High-growth tech companies are some of the most expensive stocks on the TSX right now. It’s not uncommon to pay a price-to-sales (P/S) ratio above 20 to own a market-leading tech stock.
On the bright side, there are plenty of top tech stocks trading at favourable discounts right now. The tech sector has been going through a sell-off in recent months, presenting long-term investors with no shortage of buying opportunities.
Even with the sell-off, many tech stocks are still trading at high valuations. But if you’re picking up shares of a stock with multi-bagger growth potential, you’re going to need to pay a premium.
Here are two top tech companies that should be on your radar if you’re looking to add some growth to your portfolio.
Lightspeed POS stock
At a P/S ratio hovering around 60, there aren’t many companies trading at this kind of valuation. I also don’t believe many have the same type of growth potential, either.
The $10 billion company is coming off a quarter where it saw year-over-year quarterly revenue growth top 125%, up from 79% in the previous quarter.
Based on revenue growth alone, it should come as no surprise to see the market have a positive reaction to the company’s earnings. Shares were up more than 10% on the day that earnings were released last week.
Two of the key growth drivers for the company have been product innovation and global expansion. Lightspeed is no longer just a payment solutions company. Today, it offers all kinds of essential tools for both brick-and-mortar and online retailers.
In terms of Lightspeed’s global expansion, it now serves over 140,000 customers, up from 115,000 in the previous quarter. And of the company’s $82 million in revenue from its most recent quarter, only 60% came from North American customers.
If you’re looking for a top growth stock to add to your portfolio, there aren’t many I’d recommend before Lightspeed.
At a market cap of just $2 billion, Docebo (TSX:DCBO) is a far smaller company than Lightspeed. It’s also trading at a far lower P/S ratio of 30. It’s not cheap, but that’s the price you’re going to need to pay to own a top Canadian growth stock.
The growth stock was up nearly 400% in 2020 alone. It has since cooled off and is now trading more than 20% below all-time highs. If you were thinking of starting a position in this high-growth tech company, now would be a good time.
Docebo stock went on an incredible run last year as demand for its products surged during the pandemic. As employees abruptly began setting up home offices, Docebo’s virtual training platforms became that much more important for its corporate customers.

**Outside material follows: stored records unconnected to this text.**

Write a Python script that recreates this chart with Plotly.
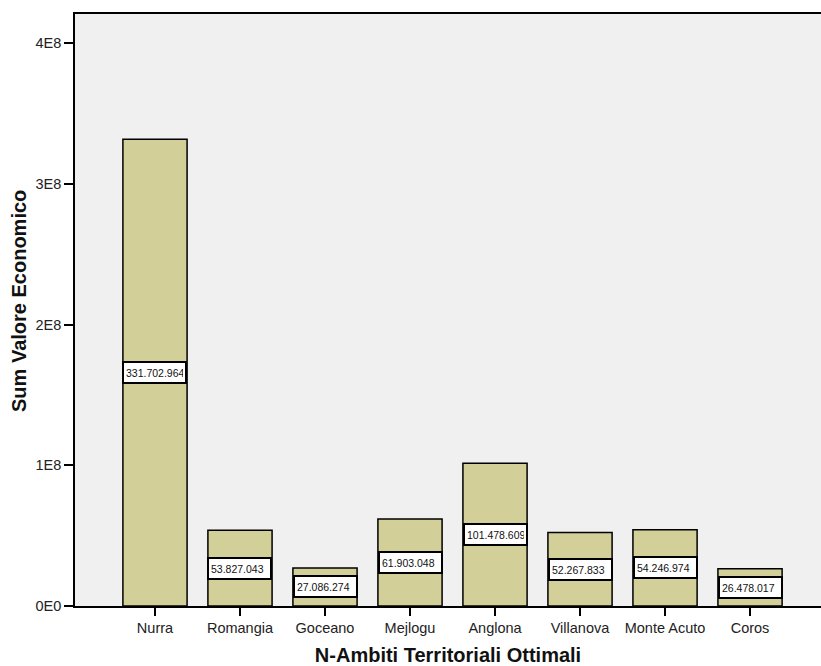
import plotly.graph_objects as go

categories = ["Nurra", "Romangia", "Goceano", "Mejlogu", "Anglona",
              "Villanova", "Monte Acuto", "Coros"]
values = [331702964, 53827043, 27086274, 61903048, 101478609,
          52267833, 54246974, 26478017]
y_tickvals = [0, 1e8, 2e8, 3e8, 4e8]
y_ticktext = ["0E0", "1E8", "2E8", "3E8", "4E8"]

FONT = "Arial, 'Liberation Sans', sans-serif"

def fmt(v):
    return f"{v:,}".replace(",", ".")

x_idx = list(range(len(categories)))

fig = go.Figure()
fig.add_trace(go.Bar(
    x=x_idx, y=values,
    marker=dict(color="#d3cf98", line=dict(color="black", width=1.5)),
    width=0.755,
    hoverinfo="skip",
))

for i, v in zip(x_idx, values):
    fig.add_annotation(
        x=i, y=v / 2, xref="x", yref="y",
        text=fmt(v), showarrow=False,
        font=dict(family=FONT, size=10.5, color="#111"),
        bgcolor="white", bordercolor="black", borderwidth=2, borderpad=2,
        width=57, height=15, align="left",
    )

# y-axis title placed as an annotation so its vertical position can match
fig.add_annotation(
    xref="paper", yref="paper", x=0, y=0.5, xanchor="center", yanchor="middle",
    xshift=-56, yshift=9,
    text="<b>Sum Valore Economico</b>", textangle=-90, showarrow=False,
    font=dict(family=FONT, size=20, color="#111"),
)

fig.update_layout(
    width=821, height=666,
    margin=dict(l=75, r=0, t=14, b=60),
    paper_bgcolor="white", plot_bgcolor="#f0f0f0",
    showlegend=False,
    font=dict(family=FONT, color="#222"),
)
fig.update_xaxes(
    range=[-0.941, 7.835],
    tickmode="array", tickvals=x_idx, ticktext=categories,
    tickfont=dict(family=FONT, size=14.5, color="#222"),
    ticks="outside", ticklen=8, tickwidth=1.5, tickcolor="black",
    showline=True, linecolor="black", linewidth=1.5, mirror=True,
    showgrid=False, zeroline=False,
    title=dict(text="<b>N-Ambiti Territoriali Ottimali</b>",
               font=dict(family=FONT, size=20, color="#111"), standoff=13),
    automargin=False,
)
fig.update_yaxes(
    range=[0, 4.207e8],
    tickmode="array", tickvals=y_tickvals, ticktext=y_ticktext,
    tickfont=dict(family=FONT, size=14.5, color="#222"),
    ticks="outside", ticklen=9, tickwidth=1.5, tickcolor="black",
    showline=True, linecolor="black", linewidth=1.5,
    showgrid=False, zeroline=False,
    automargin=False,
)

fig.write_html(
    "out.html",
    config={"displayModeBar": False},
    post_script="document.body.style.margin='0';document.body.style.overflow='hidden';",
)
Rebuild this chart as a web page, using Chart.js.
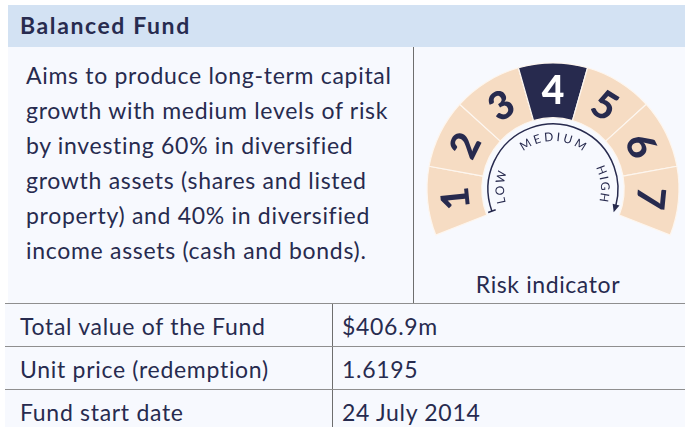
<!DOCTYPE html>
<html>
<head>
<meta charset="utf-8">
<script src="https://cdn.jsdelivr.net/npm/chart.js@4.4.1/dist/chart.umd.min.js"></script>
<style>
  html, body { margin: 0; padding: 0; background: #ffffff; }
  body { width: 685px; height: 427px; position: relative; overflow: hidden;
         font-family: Lato, "Noto Sans", sans-serif; color: #272b4f; }
  .header { position: absolute; left: 8px; top: 5px; width: 677px; height: 42px;
            background: #d3e2f3; }
  .header span { position: absolute; left: 12px; top: 6px; font-weight: 700; font-size: 23px; letter-spacing: 1.6px; }
  .panel { position: absolute; left: 8px; top: 47px; width: 677px; height: 256px; background: #f7f9fe; }
  .vline { position: absolute; left: 413px; top: 47px; width: 1px; height: 256px; background: #6e6e6e; }
  .desc { position: absolute; left: 26px; top: 58px; font-size: 23px; line-height: 35px;
          letter-spacing: 0.7px; white-space: nowrap; }
  .risk-title { position: absolute; left: 414px; width: 268px; top: 270px; text-align: center;
                font-size: 23px; letter-spacing: 0.6px; }
  #riskChart { position: absolute; left: 417px; top: 47px; }
  .table { position: absolute; left: 5px; top: 303px; width: 680px; height: 124px; background: #f7f9fe; }
  .row { position: absolute; left: 0; width: 680px; height: 43px; border-top: 1px solid #8f8f8f; box-sizing: border-box; }
  .row .k, .row .v { position: absolute; top: 8px; font-size: 23px; letter-spacing: 0.7px; }
  .row .k { left: 15px; }
  .row .v { left: 337px; }
  .tvline { position: absolute; left: 327px; top: 0; width: 1px; height: 124px; background: #6e6e6e; }
</style>
</head>
<body>
<div class="header"><span>Balanced Fund</span></div>
<div class="panel"></div>
<div class="vline"></div>
<div class="desc" id="desc"></div>
<canvas id="riskChart" width="272" height="204"></canvas>
<div class="risk-title">Risk indicator</div>
<div class="table" id="table"><div class="tvline"></div></div>

<script>
// Risk scale data
const riskLevels = ['1', '2', '3', '4', '5', '6', '7'];
const segmentWeights = [1, 1, 1, 1, 1, 1, 1];
const selectedRisk = 4;
const scaleWords = ['LOW', 'MEDIUM', 'HIGH'];

// Fund facts
const descLines = [
    'Aims to produce long-term capital',
    'growth with medium levels of risk',
    'by investing 60% in diversified',
    'growth assets (shares and listed',
    'property) and 40% in diversified',
    'income assets (cash and bonds).'
];
const factLabels = ['Total value of the Fund', 'Unit price (redemption)', 'Fund start date'];
const factValues = ['$406.9m', '1.6195', '24 July 2014'];

const NAVY = '#272a4e';
const PEACH = '#f6dcc3';

/**
 * TEXT BLOCKS
 */
document.getElementById('desc').innerHTML = descLines.join('<br>');

const table = document.getElementById('table');
factLabels.forEach((label, i) => {
    const row = document.createElement('div');
    row.className = 'row';
    row.style.top = (i * 43) + 'px';
    row.innerHTML = `<span class="k">${label}</span><span class="v">${factValues[i]}</span>`;
    table.appendChild(row);
});

/**
 * HELPER: text along a circle, reading clockwise, letter tops outward
 */
function drawArcText(ctx, cx, cy, text, r, centerDeg, spacing) {
    const chars = [...text];
    const widths = chars.map(ch => ctx.measureText(ch).width);
    const total = widths.reduce((a, b) => a + b, 0) + spacing * (chars.length - 1);
    let a = centerDeg * Math.PI / 180 - total / (2 * r);
    chars.forEach((ch, i) => {
        a += widths[i] / 2 / r;
        ctx.save();
        ctx.translate(cx + Math.cos(a) * r, cy + Math.sin(a) * r);
        ctx.rotate(a + Math.PI / 2);
        ctx.fillText(ch, 0, 0);
        ctx.restore();
        a += (widths[i] / 2 + spacing) / r;
    });
}

// Numbers on each segment
const numberPlugin = {
    id: 'riskNumbers',
    afterDatasetsDraw(chart) {
        const ctx = chart.ctx;
        const size = 39;
        chart.getDatasetMeta(0).data.forEach((arc, i) => {
            const p = arc.getProps(['x', 'y', 'startAngle', 'endAngle', 'innerRadius', 'outerRadius']);
            const mid = (p.startAngle + p.endAngle) / 2;
            const r = (p.innerRadius + p.outerRadius) / 2;
            ctx.save();
            ctx.translate(p.x + Math.cos(mid) * r, p.y + Math.sin(mid) * r);
            ctx.rotate(mid + Math.PI / 2);
            ctx.font = `900 ${size}px Lato`;
            ctx.fillStyle = Number(riskLevels[i]) === selectedRisk ? '#ffffff' : NAVY;
            ctx.textAlign = 'center';
            ctx.textBaseline = 'alphabetic';
            ctx.fillText(riskLevels[i], 0, size * 0.36);
            ctx.restore();
        });
    }
};

// Inner LOW -> HIGH arrow ring
const scalePlugin = {
    id: 'riskScale',
    afterDatasetsDraw(chart) {
        const ctx = chart.ctx;
        const arc0 = chart.getDatasetMeta(0).data[0];
        const cx = arc0.x, cy = arc0.y;
        const r = 65;
        const rad = d => d * Math.PI / 180;
        ctx.save();
        ctx.strokeStyle = NAVY;
        ctx.fillStyle = NAVY;
        ctx.lineWidth = 1.5;

        ctx.beginPath();
        ctx.arc(cx, cy, r, rad(160), rad(15));
        ctx.stroke();

        // start tick
        ctx.beginPath();
        ctx.moveTo(cx + Math.cos(rad(160)) * (r - 4), cy + Math.sin(rad(160)) * (r - 4));
        ctx.lineTo(cx + Math.cos(rad(160)) * (r + 4), cy + Math.sin(rad(160)) * (r + 4));
        ctx.stroke();

        // arrow head
        const tipA = rad(21), baseA = rad(14);
        ctx.beginPath();
        ctx.moveTo(cx + Math.cos(tipA) * r, cy + Math.sin(tipA) * r);
        ctx.lineTo(cx + Math.cos(baseA) * (r + 3.5), cy + Math.sin(baseA) * (r + 3.5));
        ctx.lineTo(cx + Math.cos(baseA) * (r - 3.5), cy + Math.sin(baseA) * (r - 3.5));
        ctx.closePath();
        ctx.fill();

        ctx.font = '400 12px Lato';
        ctx.textAlign = 'center';
        ctx.textBaseline = 'alphabetic';
        drawArcText(ctx, cx, cy, scaleWords[0], 49, 182, 1.5);
        drawArcText(ctx, cx, cy, scaleWords[1], 48, -90, 2.8);
        drawArcText(ctx, cx, cy, scaleWords[2], 48, -6, 1.5);
        ctx.restore();
    }
};

new Chart(document.getElementById('riskChart'), {
    type: 'doughnut',
    data: {
        labels: riskLevels,
        datasets: [{
            data: segmentWeights,
            backgroundColor: riskLevels.map(l => Number(l) === selectedRisk ? NAVY : PEACH),
            borderColor: '#fdf6ef',
            borderWidth: 1.2
        }]
    },
    options: {
        responsive: false,
        animation: false,
        events: [],
        rotation: -111.5,
        circumference: 223,
        radius: 126,
        cutout: '56.5%',
        layout: { padding: 0 },
        plugins: { legend: { display: false }, tooltip: { enabled: false } }
    },
    plugins: [numberPlugin, scalePlugin]
});
</script>
</body>
</html>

It’s not surprising to see the stock sell-off as many companies are planning their return to their offices later this year. The reason why I’m so bullish on Docebo is because I think for many employees, a five-day workweek in a shared office space is a thing of the past. I believe the pandemic will have a lasting impact on how many hours a week employees spend working in a shared office space.
If you’re bullish on the rise of remote work, this is one tech stock that you’ll want to have in your portfolio.